Problem statement » Beneath this line are entries. Copy the range from the line with "Write the React, TypeScript" to the line with "CJK SC', 'Noto", ends included, exactly; leave pictures out.

====== Data for this task ======

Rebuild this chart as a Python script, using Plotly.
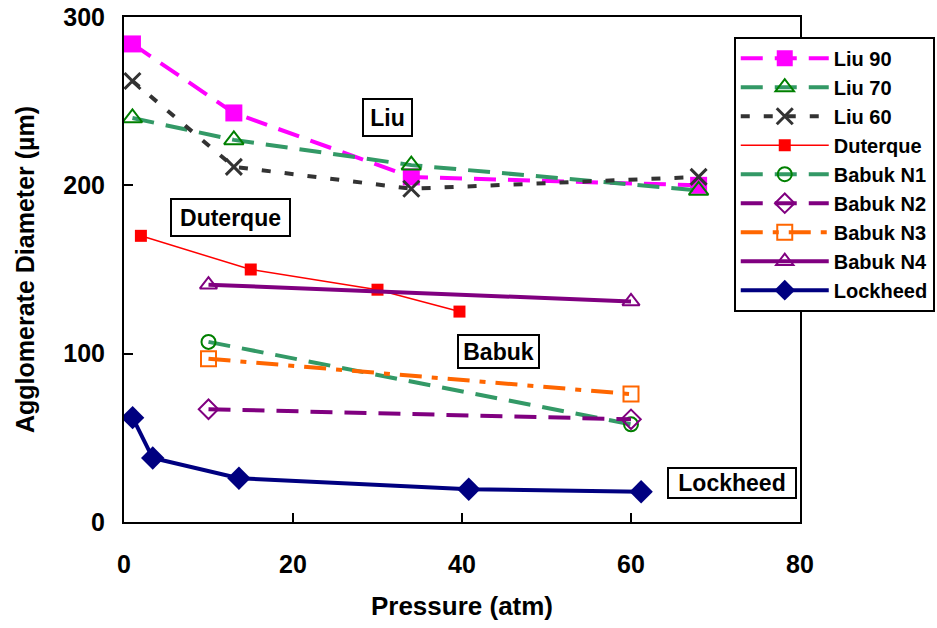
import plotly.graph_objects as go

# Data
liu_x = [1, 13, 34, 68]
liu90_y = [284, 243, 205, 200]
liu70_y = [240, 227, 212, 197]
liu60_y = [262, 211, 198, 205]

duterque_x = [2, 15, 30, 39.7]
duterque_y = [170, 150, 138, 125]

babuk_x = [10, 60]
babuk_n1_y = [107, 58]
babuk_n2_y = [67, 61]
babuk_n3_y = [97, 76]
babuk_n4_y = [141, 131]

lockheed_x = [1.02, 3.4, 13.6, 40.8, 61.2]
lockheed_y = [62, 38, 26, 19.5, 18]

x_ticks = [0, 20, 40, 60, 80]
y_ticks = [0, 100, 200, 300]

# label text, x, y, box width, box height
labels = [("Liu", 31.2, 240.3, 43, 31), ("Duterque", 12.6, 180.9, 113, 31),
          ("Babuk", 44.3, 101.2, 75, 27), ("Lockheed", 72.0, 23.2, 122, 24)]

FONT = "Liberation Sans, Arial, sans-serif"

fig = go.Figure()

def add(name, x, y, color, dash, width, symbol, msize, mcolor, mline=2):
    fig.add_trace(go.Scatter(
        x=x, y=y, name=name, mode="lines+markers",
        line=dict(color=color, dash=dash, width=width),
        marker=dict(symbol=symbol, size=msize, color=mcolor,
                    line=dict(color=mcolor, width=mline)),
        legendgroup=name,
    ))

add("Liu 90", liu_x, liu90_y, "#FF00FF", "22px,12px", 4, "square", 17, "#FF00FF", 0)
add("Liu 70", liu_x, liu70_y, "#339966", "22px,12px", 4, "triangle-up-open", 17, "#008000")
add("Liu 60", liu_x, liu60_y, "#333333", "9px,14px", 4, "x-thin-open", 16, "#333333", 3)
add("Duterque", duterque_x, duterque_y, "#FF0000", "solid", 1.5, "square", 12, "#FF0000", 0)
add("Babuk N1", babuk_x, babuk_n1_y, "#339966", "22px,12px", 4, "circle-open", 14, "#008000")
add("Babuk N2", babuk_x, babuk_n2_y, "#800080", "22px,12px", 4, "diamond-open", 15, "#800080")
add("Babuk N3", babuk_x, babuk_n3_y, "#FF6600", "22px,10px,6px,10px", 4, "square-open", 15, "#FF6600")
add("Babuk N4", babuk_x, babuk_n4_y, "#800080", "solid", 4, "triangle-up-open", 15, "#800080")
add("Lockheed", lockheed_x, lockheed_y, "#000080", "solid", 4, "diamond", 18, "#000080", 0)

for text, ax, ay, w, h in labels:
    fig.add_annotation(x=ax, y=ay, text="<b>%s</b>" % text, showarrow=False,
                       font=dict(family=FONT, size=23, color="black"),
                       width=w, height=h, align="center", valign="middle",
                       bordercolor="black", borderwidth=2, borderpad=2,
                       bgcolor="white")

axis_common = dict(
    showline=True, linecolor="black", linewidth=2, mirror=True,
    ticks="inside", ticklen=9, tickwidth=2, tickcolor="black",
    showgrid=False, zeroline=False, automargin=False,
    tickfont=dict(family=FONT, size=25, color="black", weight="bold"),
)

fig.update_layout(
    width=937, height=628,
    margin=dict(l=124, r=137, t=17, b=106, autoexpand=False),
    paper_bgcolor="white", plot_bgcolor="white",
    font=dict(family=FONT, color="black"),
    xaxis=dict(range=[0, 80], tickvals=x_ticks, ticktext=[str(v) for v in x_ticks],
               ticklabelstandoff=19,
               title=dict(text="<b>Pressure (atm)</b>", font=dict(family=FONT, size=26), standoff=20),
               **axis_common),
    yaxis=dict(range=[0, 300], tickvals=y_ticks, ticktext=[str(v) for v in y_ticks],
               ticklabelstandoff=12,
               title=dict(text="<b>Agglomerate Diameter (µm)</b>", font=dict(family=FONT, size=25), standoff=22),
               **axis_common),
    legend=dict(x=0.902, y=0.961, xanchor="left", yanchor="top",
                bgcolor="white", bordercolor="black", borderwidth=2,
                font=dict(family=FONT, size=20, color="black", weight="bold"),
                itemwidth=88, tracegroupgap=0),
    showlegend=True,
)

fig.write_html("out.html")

======
====== Data for this task ======

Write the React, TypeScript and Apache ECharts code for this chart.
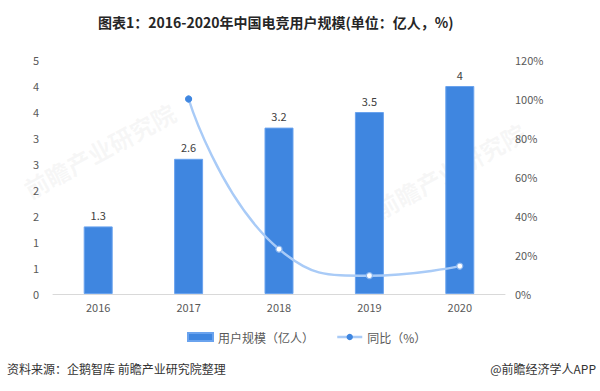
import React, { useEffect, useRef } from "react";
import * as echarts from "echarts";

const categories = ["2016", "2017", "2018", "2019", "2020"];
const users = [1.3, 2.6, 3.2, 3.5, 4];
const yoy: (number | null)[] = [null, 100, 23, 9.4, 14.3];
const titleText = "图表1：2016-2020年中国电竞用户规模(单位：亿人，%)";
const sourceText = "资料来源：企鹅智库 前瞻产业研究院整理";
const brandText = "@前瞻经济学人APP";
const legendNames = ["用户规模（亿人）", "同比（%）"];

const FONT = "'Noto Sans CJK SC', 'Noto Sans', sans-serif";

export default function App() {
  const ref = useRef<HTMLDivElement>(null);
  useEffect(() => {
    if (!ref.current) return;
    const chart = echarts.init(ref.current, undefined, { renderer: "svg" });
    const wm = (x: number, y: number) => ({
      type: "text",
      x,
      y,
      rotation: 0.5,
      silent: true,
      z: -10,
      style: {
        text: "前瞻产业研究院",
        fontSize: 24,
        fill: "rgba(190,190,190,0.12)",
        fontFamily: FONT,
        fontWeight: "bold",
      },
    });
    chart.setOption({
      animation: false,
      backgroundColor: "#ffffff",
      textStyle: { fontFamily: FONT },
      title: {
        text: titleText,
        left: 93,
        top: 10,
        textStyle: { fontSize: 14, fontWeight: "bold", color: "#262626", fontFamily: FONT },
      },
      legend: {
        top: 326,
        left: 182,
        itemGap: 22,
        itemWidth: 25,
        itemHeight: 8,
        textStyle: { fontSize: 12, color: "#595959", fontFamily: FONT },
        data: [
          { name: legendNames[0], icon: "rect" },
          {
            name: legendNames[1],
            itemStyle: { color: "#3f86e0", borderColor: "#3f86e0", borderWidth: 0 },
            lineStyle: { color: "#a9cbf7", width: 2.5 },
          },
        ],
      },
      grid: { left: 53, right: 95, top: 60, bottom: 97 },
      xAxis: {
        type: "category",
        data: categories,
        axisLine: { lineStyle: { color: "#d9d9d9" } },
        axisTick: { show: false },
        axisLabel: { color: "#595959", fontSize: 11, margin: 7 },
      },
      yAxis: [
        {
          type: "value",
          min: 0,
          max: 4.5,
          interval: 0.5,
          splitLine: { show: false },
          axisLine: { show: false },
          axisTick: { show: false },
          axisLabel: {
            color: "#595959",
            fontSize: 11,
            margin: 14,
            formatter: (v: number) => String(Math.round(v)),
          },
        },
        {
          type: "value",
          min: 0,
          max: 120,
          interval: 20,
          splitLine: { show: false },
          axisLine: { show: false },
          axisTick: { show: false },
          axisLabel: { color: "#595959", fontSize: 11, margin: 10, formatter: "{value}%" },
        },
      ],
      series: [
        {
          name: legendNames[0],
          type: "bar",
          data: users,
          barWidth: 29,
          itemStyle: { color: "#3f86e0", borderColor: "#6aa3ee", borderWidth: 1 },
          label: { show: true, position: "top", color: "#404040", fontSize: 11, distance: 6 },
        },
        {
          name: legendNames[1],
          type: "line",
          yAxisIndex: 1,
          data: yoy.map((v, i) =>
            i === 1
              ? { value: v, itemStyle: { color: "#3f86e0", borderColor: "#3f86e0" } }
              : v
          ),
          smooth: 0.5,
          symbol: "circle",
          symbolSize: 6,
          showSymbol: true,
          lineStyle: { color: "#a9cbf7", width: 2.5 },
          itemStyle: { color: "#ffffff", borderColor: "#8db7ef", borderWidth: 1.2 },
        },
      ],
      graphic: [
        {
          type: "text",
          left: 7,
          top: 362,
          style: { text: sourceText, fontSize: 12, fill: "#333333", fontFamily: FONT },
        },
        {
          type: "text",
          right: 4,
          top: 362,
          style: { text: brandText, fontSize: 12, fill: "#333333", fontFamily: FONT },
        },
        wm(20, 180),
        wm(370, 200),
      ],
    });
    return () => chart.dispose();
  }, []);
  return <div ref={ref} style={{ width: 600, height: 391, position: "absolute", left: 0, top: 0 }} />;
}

======

Finished answer »
Write the React, TypeScript and Apache ECharts code for this chart.
import React, { useEffect, useRef } from "react";
import * as echarts from "echarts";

const categories = ["2016", "2017", "2018", "2019", "2020"];
const users = [1.3, 2.6, 3.2, 3.5, 4];
const yoy: (number | null)[] = [null, 100, 23, 9.4, 14.3];
const titleText = "图表1：2016-2020年中国电竞用户规模(单位：亿人，%)";
const sourceText = "资料来源：企鹅智库 前瞻产业研究院整理";
const brandText = "@前瞻经济学人APP";
const legendNames = ["用户规模（亿人）", "同比（%）"];

const FONT = "'Noto Sans CJK SC', 'Noto Sans', sans-serif";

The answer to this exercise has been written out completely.